(Code that draws figures)

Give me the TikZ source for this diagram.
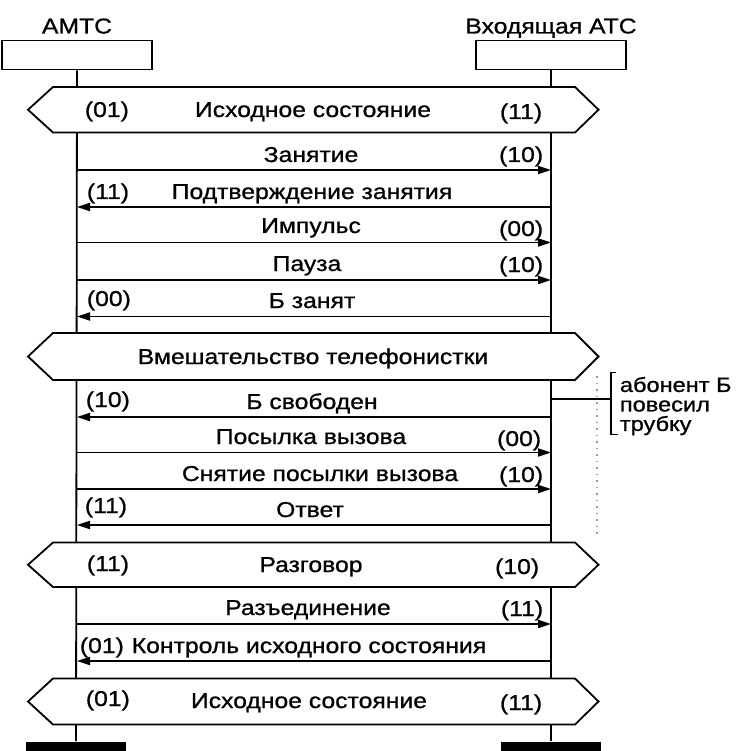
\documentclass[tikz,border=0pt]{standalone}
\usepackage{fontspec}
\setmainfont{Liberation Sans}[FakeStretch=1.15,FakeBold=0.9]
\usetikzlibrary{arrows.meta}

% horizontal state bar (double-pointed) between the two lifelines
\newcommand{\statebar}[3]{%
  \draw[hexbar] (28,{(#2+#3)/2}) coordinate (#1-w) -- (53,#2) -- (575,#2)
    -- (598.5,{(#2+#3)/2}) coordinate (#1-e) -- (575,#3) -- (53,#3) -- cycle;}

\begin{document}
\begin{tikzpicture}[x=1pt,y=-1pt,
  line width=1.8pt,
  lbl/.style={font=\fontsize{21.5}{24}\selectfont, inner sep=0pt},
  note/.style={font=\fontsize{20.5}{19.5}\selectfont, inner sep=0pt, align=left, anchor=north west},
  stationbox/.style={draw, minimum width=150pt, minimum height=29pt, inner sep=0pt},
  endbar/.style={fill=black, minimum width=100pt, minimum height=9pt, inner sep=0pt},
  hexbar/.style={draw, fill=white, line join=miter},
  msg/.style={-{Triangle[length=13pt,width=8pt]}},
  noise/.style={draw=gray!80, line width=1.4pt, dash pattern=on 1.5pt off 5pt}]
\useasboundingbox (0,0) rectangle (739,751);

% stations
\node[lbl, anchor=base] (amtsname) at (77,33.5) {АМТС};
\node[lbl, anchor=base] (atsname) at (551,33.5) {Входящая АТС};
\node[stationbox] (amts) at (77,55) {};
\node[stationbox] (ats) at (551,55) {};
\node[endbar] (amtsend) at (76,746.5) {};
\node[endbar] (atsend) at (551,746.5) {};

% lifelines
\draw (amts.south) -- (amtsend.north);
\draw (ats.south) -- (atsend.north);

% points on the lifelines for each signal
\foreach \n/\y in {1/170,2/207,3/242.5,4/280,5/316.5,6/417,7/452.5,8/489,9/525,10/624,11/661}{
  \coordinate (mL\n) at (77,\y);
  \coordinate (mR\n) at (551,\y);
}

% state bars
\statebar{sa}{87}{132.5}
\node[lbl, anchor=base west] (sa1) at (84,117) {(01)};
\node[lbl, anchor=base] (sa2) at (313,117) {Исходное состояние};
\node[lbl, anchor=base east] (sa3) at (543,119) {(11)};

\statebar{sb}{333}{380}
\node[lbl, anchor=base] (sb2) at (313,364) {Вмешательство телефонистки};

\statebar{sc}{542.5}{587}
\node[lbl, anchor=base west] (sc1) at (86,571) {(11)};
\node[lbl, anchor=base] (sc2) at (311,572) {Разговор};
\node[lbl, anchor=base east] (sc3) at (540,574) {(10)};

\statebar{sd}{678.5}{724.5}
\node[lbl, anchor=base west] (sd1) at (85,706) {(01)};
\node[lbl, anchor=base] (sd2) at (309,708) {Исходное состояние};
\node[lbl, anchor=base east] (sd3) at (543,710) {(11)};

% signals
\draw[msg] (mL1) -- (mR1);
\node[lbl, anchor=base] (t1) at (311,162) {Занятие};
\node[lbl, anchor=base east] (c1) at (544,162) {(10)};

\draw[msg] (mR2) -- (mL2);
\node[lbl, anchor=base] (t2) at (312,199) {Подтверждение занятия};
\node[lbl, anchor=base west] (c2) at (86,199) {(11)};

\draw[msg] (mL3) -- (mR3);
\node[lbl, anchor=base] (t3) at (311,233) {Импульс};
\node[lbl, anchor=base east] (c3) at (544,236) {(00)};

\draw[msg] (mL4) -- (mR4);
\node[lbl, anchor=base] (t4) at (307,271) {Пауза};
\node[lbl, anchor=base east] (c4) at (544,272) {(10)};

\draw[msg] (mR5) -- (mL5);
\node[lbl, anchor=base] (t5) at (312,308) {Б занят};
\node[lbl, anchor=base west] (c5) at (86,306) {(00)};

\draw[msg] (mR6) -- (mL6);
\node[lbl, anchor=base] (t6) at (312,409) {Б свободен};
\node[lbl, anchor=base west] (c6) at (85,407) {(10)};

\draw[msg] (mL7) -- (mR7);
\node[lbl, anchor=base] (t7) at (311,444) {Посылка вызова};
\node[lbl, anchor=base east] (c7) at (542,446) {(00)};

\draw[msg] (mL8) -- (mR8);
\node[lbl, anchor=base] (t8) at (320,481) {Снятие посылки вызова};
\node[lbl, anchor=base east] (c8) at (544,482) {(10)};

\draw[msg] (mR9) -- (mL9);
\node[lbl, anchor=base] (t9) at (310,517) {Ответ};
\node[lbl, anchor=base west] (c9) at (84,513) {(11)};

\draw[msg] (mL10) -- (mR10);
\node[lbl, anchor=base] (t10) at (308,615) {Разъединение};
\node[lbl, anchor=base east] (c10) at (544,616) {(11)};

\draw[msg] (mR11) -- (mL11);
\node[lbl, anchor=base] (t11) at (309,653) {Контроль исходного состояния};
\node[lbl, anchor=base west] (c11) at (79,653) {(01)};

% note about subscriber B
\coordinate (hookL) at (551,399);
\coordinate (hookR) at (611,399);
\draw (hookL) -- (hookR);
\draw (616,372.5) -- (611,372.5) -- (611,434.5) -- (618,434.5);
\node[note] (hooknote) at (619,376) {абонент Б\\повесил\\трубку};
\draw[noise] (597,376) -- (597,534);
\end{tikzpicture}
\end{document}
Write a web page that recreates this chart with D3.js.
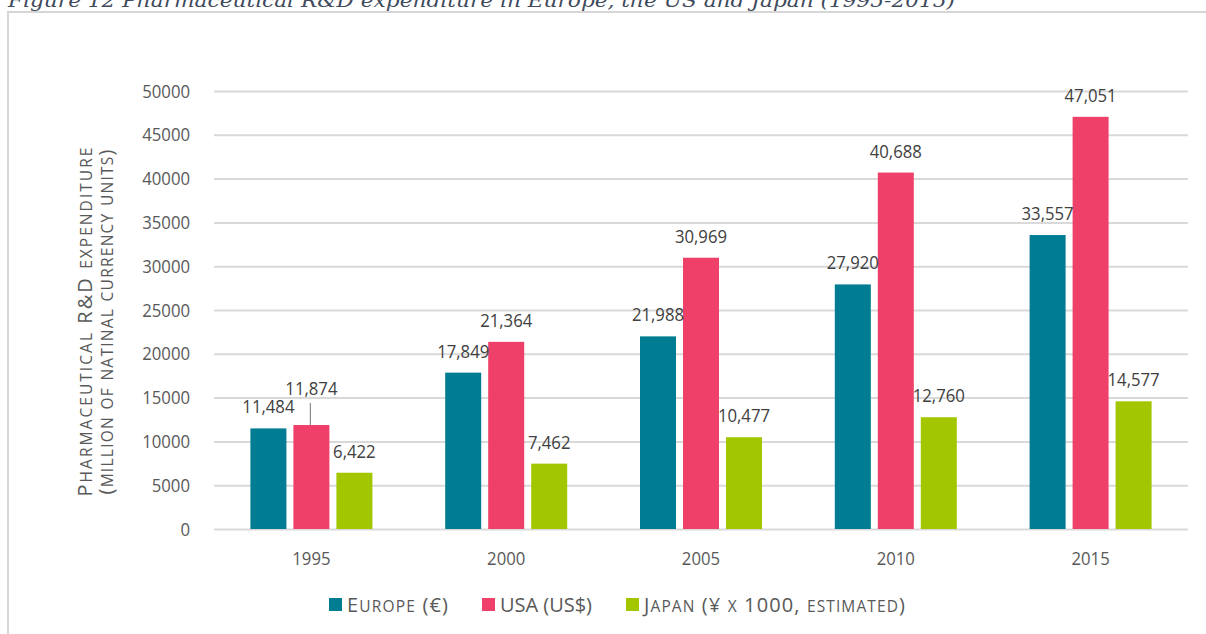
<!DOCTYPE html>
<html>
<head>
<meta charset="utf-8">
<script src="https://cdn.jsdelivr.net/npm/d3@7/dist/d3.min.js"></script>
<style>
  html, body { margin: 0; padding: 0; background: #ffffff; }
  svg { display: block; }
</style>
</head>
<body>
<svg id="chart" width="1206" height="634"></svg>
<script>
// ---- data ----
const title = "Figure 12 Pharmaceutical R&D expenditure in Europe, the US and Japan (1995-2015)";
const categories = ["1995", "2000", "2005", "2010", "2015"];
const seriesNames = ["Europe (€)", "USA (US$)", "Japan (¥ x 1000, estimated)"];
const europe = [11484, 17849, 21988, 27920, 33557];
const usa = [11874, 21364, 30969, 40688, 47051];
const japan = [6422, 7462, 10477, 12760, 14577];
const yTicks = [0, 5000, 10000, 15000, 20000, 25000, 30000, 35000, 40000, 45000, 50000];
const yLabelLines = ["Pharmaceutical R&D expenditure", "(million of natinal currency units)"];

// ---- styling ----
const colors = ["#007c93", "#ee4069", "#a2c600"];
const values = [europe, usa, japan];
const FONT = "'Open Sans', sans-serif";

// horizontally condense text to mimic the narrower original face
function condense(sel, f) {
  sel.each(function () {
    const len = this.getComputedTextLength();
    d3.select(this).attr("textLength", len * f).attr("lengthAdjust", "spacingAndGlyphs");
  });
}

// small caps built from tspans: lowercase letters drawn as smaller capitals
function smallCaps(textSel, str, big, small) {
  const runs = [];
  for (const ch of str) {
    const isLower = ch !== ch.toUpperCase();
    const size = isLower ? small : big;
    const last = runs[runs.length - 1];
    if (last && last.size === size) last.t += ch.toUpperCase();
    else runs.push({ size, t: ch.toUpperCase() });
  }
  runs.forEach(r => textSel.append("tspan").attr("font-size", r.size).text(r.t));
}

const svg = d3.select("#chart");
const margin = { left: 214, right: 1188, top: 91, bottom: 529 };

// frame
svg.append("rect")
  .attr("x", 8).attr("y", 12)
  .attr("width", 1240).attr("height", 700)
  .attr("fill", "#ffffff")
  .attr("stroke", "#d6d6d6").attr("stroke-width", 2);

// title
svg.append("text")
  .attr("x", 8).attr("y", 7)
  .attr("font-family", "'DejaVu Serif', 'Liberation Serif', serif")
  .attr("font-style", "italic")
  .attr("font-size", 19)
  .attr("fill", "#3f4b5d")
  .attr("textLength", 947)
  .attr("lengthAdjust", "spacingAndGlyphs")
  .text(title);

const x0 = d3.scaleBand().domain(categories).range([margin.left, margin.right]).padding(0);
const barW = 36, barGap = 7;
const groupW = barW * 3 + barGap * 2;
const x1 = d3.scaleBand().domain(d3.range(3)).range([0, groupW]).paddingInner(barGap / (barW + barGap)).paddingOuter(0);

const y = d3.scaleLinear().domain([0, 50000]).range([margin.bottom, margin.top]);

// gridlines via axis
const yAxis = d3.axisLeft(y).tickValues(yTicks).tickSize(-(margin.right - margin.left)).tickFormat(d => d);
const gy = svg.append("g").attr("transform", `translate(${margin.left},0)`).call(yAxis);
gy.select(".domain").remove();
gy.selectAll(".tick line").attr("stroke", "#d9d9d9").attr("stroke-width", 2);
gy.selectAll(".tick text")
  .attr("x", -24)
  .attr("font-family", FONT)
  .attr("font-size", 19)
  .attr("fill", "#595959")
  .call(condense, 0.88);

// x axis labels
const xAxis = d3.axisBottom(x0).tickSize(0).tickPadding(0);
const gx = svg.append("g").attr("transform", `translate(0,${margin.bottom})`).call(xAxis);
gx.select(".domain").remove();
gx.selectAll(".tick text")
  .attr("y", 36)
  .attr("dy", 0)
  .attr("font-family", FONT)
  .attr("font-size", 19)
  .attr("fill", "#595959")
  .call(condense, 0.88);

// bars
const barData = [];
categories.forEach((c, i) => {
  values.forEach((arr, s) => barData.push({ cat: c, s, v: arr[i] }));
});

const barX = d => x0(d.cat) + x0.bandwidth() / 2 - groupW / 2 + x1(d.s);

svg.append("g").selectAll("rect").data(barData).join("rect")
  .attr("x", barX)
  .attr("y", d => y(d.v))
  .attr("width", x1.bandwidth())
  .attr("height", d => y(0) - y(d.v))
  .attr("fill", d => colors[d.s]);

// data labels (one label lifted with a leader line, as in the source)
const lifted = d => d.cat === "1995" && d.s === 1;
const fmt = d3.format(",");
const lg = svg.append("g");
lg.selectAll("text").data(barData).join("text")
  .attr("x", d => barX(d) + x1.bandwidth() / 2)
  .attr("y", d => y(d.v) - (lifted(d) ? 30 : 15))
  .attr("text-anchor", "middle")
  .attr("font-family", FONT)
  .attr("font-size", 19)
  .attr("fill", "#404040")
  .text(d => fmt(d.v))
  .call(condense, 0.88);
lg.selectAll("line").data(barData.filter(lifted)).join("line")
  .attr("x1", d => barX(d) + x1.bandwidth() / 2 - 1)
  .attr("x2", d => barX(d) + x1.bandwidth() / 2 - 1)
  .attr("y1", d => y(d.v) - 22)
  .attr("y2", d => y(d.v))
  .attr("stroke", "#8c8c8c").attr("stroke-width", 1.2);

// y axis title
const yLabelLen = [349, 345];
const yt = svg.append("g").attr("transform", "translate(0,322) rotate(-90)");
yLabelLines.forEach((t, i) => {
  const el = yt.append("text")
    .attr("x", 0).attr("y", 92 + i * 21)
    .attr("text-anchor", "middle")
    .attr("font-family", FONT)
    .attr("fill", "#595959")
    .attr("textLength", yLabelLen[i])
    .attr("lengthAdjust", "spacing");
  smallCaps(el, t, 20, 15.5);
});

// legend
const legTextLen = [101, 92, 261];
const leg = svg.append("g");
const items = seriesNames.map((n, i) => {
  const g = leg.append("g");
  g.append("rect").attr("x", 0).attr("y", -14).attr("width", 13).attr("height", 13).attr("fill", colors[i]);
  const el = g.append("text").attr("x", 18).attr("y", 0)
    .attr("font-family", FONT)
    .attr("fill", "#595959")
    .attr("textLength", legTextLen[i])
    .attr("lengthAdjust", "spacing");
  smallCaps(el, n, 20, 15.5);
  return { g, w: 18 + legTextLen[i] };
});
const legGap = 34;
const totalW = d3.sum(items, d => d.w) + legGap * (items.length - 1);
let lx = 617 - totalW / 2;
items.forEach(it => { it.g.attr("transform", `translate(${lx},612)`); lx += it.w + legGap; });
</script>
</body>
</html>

WHAT THE TASK ASKS
Of the lines in the entries above, how many include "with"? Only the number should be given.

COMPLETE ANSWER
2